The load_json() Contract
The read side is equally careful:
def load_json(path: Path) -> dict:
"""Load JSON with graceful fallback on missing or corrupt files."""
if not path.exists():
return {}
try:
with open(path) as f:
return json.load(f)
except (json.JSONDecodeError, OSError):
return {}
This is a deliberate tradeoff. Returning {} on corrupt files means the caller doesn’t crash — but it also means corrupt files are silently ignored. The February incident happened precisely because this fallback was too graceful.

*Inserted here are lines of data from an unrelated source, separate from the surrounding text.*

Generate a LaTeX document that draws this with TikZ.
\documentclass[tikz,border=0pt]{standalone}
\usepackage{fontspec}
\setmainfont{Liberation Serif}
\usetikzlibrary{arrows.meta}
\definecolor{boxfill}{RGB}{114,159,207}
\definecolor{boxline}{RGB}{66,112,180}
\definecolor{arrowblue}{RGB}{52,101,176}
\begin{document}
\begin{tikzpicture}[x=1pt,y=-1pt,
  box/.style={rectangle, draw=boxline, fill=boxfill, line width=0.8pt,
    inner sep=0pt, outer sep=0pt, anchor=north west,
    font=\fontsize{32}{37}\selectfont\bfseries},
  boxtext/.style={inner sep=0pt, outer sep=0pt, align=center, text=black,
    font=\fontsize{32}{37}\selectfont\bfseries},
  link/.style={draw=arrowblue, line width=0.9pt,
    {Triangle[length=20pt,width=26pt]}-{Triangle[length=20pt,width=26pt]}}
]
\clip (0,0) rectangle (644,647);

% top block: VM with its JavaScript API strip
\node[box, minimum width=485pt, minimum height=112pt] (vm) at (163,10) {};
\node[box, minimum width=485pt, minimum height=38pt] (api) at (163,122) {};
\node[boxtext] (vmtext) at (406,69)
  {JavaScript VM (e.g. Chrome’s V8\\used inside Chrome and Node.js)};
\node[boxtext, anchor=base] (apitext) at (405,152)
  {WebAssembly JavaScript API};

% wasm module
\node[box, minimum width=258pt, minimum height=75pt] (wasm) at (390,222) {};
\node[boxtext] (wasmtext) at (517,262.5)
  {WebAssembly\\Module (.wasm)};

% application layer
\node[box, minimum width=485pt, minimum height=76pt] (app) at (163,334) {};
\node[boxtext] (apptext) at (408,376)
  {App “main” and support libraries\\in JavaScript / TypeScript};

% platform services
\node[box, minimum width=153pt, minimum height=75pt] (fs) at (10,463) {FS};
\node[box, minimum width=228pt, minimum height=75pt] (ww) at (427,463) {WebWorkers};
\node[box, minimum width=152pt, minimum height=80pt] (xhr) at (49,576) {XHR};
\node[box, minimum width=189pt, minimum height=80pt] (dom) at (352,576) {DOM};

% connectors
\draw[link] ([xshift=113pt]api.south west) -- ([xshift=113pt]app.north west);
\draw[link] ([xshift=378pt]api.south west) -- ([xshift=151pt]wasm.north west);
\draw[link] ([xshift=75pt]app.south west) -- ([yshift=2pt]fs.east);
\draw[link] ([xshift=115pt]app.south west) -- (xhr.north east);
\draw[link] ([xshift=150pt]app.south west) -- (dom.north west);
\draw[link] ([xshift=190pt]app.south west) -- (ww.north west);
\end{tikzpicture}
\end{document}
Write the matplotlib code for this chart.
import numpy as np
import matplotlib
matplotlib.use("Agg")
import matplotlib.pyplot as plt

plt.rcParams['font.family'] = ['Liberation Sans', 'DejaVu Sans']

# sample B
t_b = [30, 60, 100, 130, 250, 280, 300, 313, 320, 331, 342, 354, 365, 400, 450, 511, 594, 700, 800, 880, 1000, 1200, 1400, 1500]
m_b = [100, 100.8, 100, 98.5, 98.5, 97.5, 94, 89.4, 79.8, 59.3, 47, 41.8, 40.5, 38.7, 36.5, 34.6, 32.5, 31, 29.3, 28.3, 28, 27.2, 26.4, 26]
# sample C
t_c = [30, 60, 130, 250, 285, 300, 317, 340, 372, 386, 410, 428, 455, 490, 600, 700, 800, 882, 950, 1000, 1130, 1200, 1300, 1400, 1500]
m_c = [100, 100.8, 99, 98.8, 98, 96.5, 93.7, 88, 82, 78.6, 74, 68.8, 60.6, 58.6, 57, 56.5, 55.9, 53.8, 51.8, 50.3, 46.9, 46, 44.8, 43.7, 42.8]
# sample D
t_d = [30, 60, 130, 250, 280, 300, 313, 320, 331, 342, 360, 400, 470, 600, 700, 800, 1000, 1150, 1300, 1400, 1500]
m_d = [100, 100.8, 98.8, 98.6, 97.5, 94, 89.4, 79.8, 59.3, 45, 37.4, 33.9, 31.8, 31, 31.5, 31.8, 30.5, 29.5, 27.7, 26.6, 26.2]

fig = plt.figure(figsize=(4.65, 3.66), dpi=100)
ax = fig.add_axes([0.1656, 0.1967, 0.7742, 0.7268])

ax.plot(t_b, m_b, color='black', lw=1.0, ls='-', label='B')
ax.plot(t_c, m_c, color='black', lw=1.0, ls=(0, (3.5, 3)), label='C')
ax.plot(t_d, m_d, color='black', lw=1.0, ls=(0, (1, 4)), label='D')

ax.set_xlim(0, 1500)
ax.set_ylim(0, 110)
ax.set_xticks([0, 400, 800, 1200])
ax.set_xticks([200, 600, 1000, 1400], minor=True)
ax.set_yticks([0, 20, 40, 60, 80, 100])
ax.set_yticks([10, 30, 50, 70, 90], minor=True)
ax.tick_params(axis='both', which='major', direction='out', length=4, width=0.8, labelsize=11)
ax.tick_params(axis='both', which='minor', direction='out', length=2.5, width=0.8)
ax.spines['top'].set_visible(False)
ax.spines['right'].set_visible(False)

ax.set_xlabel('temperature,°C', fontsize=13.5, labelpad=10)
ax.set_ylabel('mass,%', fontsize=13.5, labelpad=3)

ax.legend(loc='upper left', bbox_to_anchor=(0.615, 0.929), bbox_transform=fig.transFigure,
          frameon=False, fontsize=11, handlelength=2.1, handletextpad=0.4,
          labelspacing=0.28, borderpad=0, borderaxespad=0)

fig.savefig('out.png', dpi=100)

The fix wasn’t to remove the fallback — it was to add detection. The antigaslighter now checks for files where load_json() returns {} when the file exists and has content. An empty return from a non-empty file means corruption.
What This Gets You
After implementing this stack (atomic writes + safe_commit + backup + validation + antigaslighter monitoring):
- Zero data loss since February 16th
- 109 agent profiles surviving thousands of concurrent mutations
- Full audit trail — every state change is a git commit with diff
- No infrastructure — still just flat files in a git repo
- Recovery time < 1 minute — restore from
.bakorgit revert
The system isn’t ACID-compliant. It doesn’t need to be. It needs to be good enough that autonomous AI agents can write to shared state files 24/7 without a human watching. That bar is lower than a bank database but higher than most people think.
Flat files are a legitimate database technology. You just have to respect them enough to write them carefully.